- SUPPLIED DATA:
▼
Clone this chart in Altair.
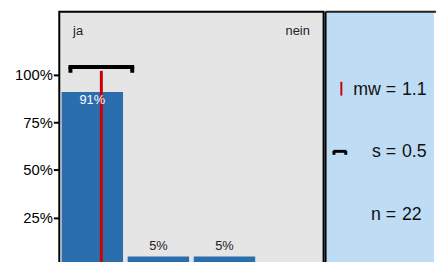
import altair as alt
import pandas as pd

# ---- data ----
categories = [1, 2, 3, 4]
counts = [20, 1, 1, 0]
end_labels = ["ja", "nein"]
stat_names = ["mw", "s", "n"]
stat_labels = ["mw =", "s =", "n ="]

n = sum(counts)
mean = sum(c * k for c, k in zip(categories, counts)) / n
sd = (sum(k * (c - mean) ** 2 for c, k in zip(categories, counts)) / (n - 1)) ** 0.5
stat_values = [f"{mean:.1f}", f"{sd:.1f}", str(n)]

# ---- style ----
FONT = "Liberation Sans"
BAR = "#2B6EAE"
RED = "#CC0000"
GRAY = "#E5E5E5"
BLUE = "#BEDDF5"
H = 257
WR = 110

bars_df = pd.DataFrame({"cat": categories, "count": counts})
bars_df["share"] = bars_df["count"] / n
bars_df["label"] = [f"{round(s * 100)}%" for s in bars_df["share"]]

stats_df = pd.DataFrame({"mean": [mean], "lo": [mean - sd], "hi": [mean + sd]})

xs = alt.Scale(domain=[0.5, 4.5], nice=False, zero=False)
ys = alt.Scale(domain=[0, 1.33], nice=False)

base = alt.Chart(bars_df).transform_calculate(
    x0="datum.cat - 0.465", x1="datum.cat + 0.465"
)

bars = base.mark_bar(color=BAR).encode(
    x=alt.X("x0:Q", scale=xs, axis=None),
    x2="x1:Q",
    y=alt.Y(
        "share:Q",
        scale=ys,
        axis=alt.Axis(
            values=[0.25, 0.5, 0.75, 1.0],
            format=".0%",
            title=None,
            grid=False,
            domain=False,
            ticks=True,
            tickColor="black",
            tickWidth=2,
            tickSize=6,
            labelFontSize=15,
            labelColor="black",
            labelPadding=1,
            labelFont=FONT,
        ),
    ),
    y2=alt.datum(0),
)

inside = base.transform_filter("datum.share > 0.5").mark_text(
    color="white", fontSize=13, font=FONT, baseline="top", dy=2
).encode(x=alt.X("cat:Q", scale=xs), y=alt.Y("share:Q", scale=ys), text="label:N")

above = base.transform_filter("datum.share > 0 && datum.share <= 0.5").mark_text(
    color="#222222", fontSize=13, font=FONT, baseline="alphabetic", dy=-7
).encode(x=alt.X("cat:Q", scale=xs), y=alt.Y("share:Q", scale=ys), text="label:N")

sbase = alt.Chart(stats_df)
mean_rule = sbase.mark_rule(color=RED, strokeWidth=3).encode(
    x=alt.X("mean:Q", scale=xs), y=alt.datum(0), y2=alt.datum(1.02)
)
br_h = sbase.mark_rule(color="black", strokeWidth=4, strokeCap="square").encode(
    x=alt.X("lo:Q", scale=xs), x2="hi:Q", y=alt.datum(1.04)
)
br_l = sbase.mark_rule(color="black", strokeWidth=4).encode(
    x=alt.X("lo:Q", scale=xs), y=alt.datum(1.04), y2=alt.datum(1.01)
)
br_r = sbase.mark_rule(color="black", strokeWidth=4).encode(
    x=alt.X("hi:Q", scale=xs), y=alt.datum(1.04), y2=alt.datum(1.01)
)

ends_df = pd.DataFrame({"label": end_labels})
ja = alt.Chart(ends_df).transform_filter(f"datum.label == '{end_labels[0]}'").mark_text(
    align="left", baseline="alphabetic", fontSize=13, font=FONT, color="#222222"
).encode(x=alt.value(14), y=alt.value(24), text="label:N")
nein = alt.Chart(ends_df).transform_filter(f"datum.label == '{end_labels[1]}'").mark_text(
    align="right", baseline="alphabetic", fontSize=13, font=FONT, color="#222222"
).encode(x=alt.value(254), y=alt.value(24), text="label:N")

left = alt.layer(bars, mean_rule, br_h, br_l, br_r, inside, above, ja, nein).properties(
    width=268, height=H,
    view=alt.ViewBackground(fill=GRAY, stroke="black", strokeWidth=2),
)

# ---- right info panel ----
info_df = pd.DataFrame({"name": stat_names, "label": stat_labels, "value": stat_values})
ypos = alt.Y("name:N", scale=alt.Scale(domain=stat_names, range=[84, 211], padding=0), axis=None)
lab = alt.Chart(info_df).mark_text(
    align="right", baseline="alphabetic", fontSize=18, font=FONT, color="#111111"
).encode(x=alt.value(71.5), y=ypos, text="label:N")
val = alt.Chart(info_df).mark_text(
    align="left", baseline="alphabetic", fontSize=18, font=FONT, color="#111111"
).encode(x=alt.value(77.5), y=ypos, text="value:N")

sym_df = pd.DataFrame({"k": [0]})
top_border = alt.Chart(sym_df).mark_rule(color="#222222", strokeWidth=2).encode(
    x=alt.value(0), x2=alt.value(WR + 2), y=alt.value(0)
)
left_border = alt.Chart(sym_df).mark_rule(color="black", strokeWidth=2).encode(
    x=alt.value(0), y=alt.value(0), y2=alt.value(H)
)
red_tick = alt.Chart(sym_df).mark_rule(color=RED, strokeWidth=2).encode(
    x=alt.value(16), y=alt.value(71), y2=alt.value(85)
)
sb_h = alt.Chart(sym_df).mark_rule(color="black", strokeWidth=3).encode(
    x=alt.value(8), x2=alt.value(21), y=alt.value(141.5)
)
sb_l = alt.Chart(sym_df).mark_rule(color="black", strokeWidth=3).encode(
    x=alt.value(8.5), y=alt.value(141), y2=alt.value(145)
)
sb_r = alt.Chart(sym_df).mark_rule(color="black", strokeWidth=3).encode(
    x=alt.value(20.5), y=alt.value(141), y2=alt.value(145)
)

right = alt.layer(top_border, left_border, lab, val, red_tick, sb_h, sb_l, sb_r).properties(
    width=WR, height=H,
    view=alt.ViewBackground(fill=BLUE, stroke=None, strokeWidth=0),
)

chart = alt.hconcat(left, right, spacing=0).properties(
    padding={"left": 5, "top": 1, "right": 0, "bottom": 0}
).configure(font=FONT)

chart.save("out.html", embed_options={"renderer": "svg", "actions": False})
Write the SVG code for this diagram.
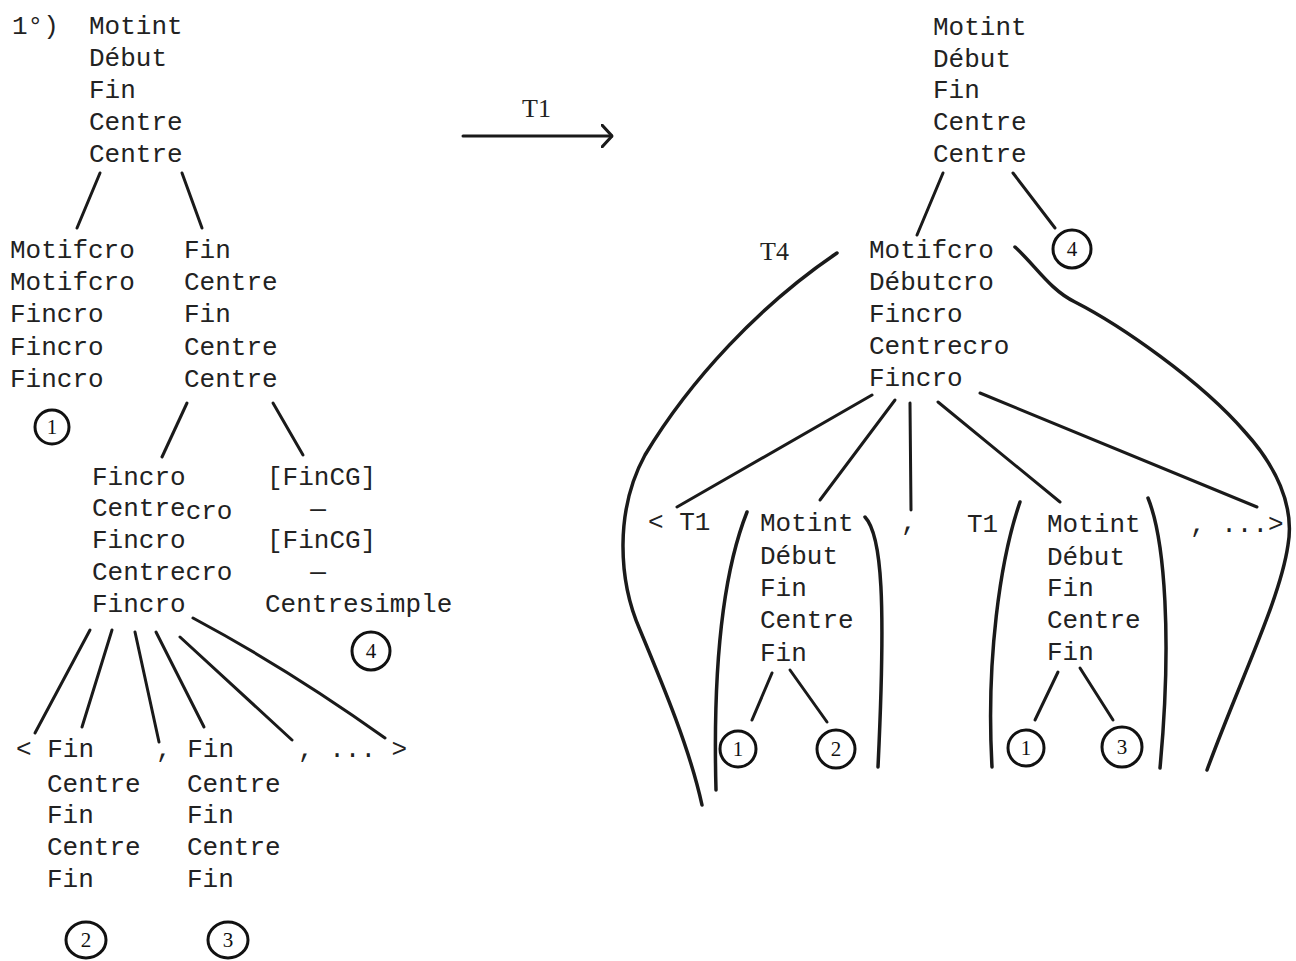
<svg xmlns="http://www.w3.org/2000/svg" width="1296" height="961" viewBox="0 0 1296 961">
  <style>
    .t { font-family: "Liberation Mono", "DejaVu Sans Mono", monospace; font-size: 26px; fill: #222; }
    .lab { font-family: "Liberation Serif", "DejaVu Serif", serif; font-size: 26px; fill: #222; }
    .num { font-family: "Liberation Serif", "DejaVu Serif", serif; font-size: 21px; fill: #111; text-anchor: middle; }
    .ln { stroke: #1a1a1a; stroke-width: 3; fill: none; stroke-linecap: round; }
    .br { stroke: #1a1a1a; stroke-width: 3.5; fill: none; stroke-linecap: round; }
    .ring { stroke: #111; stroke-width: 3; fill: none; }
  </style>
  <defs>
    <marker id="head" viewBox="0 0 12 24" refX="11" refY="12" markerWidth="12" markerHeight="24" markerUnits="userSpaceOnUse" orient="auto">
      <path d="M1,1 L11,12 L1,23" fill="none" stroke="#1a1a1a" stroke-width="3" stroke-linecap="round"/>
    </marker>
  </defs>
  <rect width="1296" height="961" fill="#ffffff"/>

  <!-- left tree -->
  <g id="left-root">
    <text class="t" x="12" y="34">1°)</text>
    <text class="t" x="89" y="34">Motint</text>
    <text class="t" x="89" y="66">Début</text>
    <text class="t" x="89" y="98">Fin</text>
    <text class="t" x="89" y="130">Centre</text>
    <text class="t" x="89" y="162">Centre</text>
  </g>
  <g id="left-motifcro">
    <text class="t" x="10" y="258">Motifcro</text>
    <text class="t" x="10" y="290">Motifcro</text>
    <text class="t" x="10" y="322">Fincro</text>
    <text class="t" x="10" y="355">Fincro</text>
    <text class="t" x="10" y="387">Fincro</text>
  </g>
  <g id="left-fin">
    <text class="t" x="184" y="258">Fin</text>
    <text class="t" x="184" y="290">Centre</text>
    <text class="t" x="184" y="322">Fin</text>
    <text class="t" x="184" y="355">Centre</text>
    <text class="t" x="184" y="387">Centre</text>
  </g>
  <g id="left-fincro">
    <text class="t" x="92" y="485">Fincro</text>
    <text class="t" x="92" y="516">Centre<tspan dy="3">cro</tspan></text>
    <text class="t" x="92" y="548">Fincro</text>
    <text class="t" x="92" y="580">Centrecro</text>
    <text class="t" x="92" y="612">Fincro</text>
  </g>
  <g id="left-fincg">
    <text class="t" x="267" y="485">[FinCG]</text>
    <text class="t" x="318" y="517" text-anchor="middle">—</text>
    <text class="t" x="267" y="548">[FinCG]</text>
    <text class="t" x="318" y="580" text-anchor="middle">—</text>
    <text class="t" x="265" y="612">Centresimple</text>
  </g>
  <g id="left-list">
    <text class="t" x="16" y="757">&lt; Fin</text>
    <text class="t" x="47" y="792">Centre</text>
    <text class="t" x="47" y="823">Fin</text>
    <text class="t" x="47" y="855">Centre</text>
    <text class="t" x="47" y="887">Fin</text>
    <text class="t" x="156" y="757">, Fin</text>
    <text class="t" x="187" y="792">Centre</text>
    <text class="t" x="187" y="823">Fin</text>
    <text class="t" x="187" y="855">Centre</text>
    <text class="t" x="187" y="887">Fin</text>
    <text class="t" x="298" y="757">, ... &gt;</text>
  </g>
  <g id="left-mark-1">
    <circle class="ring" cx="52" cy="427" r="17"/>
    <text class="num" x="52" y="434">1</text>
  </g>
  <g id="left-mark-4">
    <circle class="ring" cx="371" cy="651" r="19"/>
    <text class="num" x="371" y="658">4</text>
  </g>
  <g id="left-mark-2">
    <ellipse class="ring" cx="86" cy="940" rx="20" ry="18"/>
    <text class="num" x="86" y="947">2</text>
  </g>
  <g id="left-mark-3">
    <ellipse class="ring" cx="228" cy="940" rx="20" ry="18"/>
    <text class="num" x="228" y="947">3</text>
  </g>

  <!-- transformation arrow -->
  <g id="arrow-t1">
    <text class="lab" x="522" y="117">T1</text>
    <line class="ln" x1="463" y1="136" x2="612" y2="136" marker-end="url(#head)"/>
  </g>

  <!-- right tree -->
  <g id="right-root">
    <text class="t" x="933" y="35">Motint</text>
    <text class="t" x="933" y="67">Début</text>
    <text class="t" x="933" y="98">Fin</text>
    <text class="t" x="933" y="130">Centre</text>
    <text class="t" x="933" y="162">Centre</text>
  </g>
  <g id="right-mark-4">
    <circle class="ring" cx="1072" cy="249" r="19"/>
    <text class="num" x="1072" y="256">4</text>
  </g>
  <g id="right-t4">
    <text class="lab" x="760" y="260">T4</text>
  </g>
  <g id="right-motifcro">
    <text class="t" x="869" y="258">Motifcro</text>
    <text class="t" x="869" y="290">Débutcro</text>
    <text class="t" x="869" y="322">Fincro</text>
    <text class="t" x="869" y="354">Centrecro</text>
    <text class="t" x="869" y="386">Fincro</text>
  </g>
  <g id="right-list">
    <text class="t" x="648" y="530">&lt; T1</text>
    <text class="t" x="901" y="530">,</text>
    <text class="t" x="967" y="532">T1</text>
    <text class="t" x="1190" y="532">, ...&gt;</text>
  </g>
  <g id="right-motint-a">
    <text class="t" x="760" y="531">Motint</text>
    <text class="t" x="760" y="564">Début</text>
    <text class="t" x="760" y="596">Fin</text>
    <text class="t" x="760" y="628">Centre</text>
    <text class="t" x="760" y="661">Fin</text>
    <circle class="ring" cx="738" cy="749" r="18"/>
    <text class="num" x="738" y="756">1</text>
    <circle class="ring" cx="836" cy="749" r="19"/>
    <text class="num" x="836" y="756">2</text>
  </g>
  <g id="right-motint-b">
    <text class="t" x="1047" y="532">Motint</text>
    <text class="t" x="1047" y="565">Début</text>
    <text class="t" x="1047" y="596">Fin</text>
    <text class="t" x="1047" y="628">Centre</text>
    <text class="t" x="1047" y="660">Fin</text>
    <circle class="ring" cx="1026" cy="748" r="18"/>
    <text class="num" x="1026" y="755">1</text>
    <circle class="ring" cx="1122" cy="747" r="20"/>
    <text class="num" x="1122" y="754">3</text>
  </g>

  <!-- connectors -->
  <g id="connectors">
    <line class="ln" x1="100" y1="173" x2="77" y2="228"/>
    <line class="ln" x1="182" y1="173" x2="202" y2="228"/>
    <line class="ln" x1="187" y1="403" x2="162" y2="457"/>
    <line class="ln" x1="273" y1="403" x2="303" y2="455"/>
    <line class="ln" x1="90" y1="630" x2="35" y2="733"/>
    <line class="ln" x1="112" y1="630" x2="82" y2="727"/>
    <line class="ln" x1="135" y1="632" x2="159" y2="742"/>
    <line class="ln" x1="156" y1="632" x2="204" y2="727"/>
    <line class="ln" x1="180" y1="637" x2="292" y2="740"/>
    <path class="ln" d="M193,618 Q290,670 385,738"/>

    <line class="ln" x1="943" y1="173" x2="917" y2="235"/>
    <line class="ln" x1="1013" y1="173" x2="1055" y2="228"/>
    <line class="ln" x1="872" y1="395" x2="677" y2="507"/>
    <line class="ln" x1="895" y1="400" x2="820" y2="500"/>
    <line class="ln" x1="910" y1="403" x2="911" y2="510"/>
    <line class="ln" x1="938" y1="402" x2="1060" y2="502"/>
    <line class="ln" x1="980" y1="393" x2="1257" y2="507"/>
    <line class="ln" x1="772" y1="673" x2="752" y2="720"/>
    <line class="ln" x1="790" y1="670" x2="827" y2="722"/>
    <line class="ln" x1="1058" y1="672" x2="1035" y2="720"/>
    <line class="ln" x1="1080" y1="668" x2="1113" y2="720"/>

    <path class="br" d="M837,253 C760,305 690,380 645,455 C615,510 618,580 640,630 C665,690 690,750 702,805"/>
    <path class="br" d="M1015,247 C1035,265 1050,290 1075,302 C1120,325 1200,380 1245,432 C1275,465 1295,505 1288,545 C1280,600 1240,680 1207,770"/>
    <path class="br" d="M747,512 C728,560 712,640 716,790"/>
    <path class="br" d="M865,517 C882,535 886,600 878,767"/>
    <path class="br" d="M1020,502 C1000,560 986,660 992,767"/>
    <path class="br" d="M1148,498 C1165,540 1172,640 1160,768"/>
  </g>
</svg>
▲
- SHORT TASK: Your task is to restate word for word the lines from the top of the data to the line containing "ys = alt.Scale(domain=[0, 1.33], nice=False)", both ends included, with every picture left out.

- RESPONSE:
Clone this chart in Altair.
import altair as alt
import pandas as pd

# ---- data ----
categories = [1, 2, 3, 4]
counts = [20, 1, 1, 0]
end_labels = ["ja", "nein"]
stat_names = ["mw", "s", "n"]
stat_labels = ["mw =", "s =", "n ="]

n = sum(counts)
mean = sum(c * k for c, k in zip(categories, counts)) / n
sd = (sum(k * (c - mean) ** 2 for c, k in zip(categories, counts)) / (n - 1)) ** 0.5
stat_values = [f"{mean:.1f}", f"{sd:.1f}", str(n)]

# ---- style ----
FONT = "Liberation Sans"
BAR = "#2B6EAE"
RED = "#CC0000"
GRAY = "#E5E5E5"
BLUE = "#BEDDF5"
H = 257
WR = 110

bars_df = pd.DataFrame({"cat": categories, "count": counts})
bars_df["share"] = bars_df["count"] / n
bars_df["label"] = [f"{round(s * 100)}%" for s in bars_df["share"]]

stats_df = pd.DataFrame({"mean": [mean], "lo": [mean - sd], "hi": [mean + sd]})

xs = alt.Scale(domain=[0.5, 4.5], nice=False, zero=False)
ys = alt.Scale(domain=[0, 1.33], nice=False)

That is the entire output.